Reconstruction of soft tissue defects of the hand remains a daunting surgical problem. The requirements for thin and pliable coverage with a reliable vascular supply, potential for sensibility and provision of a proper gliding surface are not readily supplied by standard skin grafts or conventional muscle, myocutaneous or fasciocutaneous free tissue transfers. However, fascial flaps - both pedicled and free - represent an excellent option for the reconstruction of these complicated defects.
A retrospective review of all fascial flap reconstructive procedures to the hand undertaken by a single microsurgeon was performed for operations occurring between 1998 and 2008. Both pedicled and microvascular free tissue transfer-enabled procedures were included in both pediatric and adult patient populations. Data was culled from a combination of patient charts, hospital records, radiographic studies and clinical photographs.

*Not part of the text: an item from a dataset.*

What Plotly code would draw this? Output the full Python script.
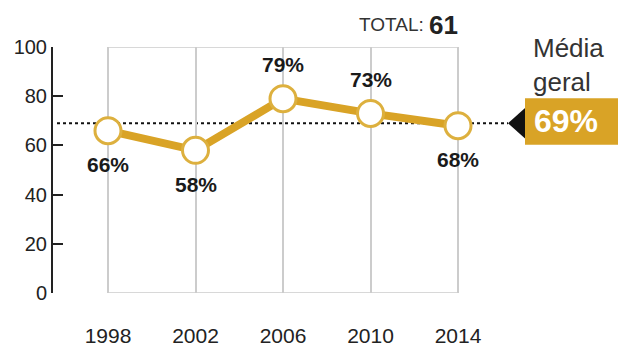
import plotly.graph_objects as go

# ---- data ----
years = [1998, 2002, 2006, 2010, 2014]
values = [66, 58, 79, 73, 68]
value_labels = ["66%", "58%", "79%", "73%", "68%"]
average = 69
average_label = "69%"
total_label = "TOTAL:"
total_value = "61"
avg_title = "Média<br>geral"
y_ticks = [0, 20, 40, 60, 80, 100]

# ---- style ----
label_side = [-1, -1, 1, 1, -1]   # -1 below the point, +1 above
GOLD = "#D9A326"
FONT = "Liberation Sans, Arial, Helvetica, sans-serif"
W, H = 618, 347
L, R, T, B = 53, 0, 47, 46
x_lo, x_hi = 1995.486, 2021.314
pw = W - L - R
ph = H - T - B


def px_x(p):  # pixel -> paper x
    return (p - L) / pw


def px_y(p):  # pixel -> paper y
    return (H - B - p) / ph


def px_to_data_x(p):
    return x_lo + (p - L) / pw * (x_hi - x_lo)


fig = go.Figure()

fig.add_trace(go.Scatter(
    x=years, y=values, mode="lines+markers",
    line=dict(color=GOLD, width=8),
    marker=dict(size=26, color="white", line=dict(color="#DDB03E", width=3)),
    hoverinfo="skip", cliponaxis=False, showlegend=False,
))

# grey frame top/bottom
fig.add_shape(type="rect", x0=years[0], x1=years[-1], y0=0, y1=100,
              line=dict(color="#cccccc", width=1.5), layer="below")

# average dotted line
fig.add_shape(type="line", x0=px_to_data_x(57), x1=px_to_data_x(508),
              y0=average, y1=average,
              line=dict(color="#111111", width=2, dash="3px,3px"), layer="below")

# arrow triangle
tip = px_to_data_x(508)
fig.add_shape(type="path", xref="x", yref="y",
              xsizemode="pixel", ysizemode="pixel",
              xanchor=tip, yanchor=average,
              path="M 0,0 L 19,17 L 19,-17 Z",
              fillcolor="#111111", line=dict(width=0))

# gold box
fig.add_shape(type="rect", xref="paper", yref="paper",
              x0=px_x(525), x1=px_x(620), y0=px_y(148), y1=px_y(100),
              fillcolor=GOLD, line=dict(width=0))

fig.add_annotation(xref="paper", yref="y", x=px_x(566), y=average,
                   text="<b>%s</b>" % average_label, showarrow=False,
                   font=dict(family=FONT, size=32, color="white"),
                   xanchor="center", yanchor="middle", yshift=2)

fig.add_annotation(xref="paper", yref="paper", x=px_x(531), y=px_y(66),
                   text=avg_title, showarrow=False, align="left",
                   font=dict(family=FONT, size=26, color="#333333"),
                   xanchor="left", yanchor="middle")

# total
fig.add_annotation(xref="paper", yref="paper", x=px_x(426), y=px_y(25),
                   text=total_label, showarrow=False,
                   font=dict(family=FONT, size=19, color="#333333"),
                   xanchor="right", yanchor="middle", yshift=1)
fig.add_annotation(xref="paper", yref="paper", x=px_x(427), y=px_y(24),
                   text="<b>%s</b>" % total_value, showarrow=False,
                   font=dict(family=FONT, size=26, color="#222222"),
                   xanchor="left", yanchor="middle")

# value labels
for x, v, t, s in zip(years, values, value_labels, label_side):
    fig.add_annotation(x=x, y=v, text="<b>%s</b>" % t, showarrow=False,
                       font=dict(family=FONT, size=21, color="#1a1a1a"),
                       xanchor="center", yanchor="middle", yshift=34 * s)

fig.update_xaxes(range=[x_lo, x_hi], tickvals=years,
                 ticktext=[str(y) for y in years],
                 showgrid=True, gridcolor="#cccccc", gridwidth=1.5,
                 zeroline=False, showline=False,
                 ticks="outside", ticklen=24, tickcolor="rgba(0,0,0,0)",
                 tickfont=dict(family=FONT, size=21, color="#222222"))
fig.update_yaxes(range=[0, 100], tickvals=y_ticks,
                 showgrid=False, zeroline=False,
                 showline=True, linecolor="#222222", linewidth=2,
                 ticks="inside", ticklen=10, tickwidth=2, tickcolor="#222222",
                 tickfont=dict(family=FONT, size=20, color="#222222"))

fig.update_layout(width=W, height=H,
                  margin=dict(l=L, r=R, t=T, b=B),
                  plot_bgcolor="white", paper_bgcolor="white",
                  font=dict(family=FONT))

fig.write_html("out.html")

Sixty consecutive fascial flap reconstructive procedures to the hand were analyzed in sixty patients from the defined 10-year period. The most common pathological process necessitating hand soft tissue reconstruction was trauma (n=30, 50%), followed by late contracture (n=10, 17%), thermal injury (n=6, 10%), congenital abnormalities (n=5, 8%), tumor (n=5, 8%) and other (n=4, 7%). The most commonly performed flap was the temporoparietal fascial flap (n=31, 52%), followed by the radial forearm fascial flap (n=14, 23%), first dorsal metacarpal artery fascial flap (n=10, 17%) and the tensor fascia lata flap (n=5, 8%). More than half of the reconstructive procedures were performed as free tissue transfers (n=36, 60%), while the remainder were pedicled flaps (n=24, 40%). Perioperative complications were relatively minor; no flap losses were recorded. All cases studied demonstrated excellent long-term coverage with no evidence of underlying tendon adhesion or contracture.
Fascial flaps represent an excellent option for coverage of soft tissue defects of the hand that are not amenable to reconstruction with skin grafting alone. In providing a thin and pliable substrate with reliable axial vessels, the potential for sensibility, excellent gliding surfaces and the option for subsequent coverage with either glabrous or non-glabrous skin, they are superior to more conventional flaps. In particular, these flaps should be the reconstructive option of choice for localized defects of the hand with denuded tendons or exposed joints.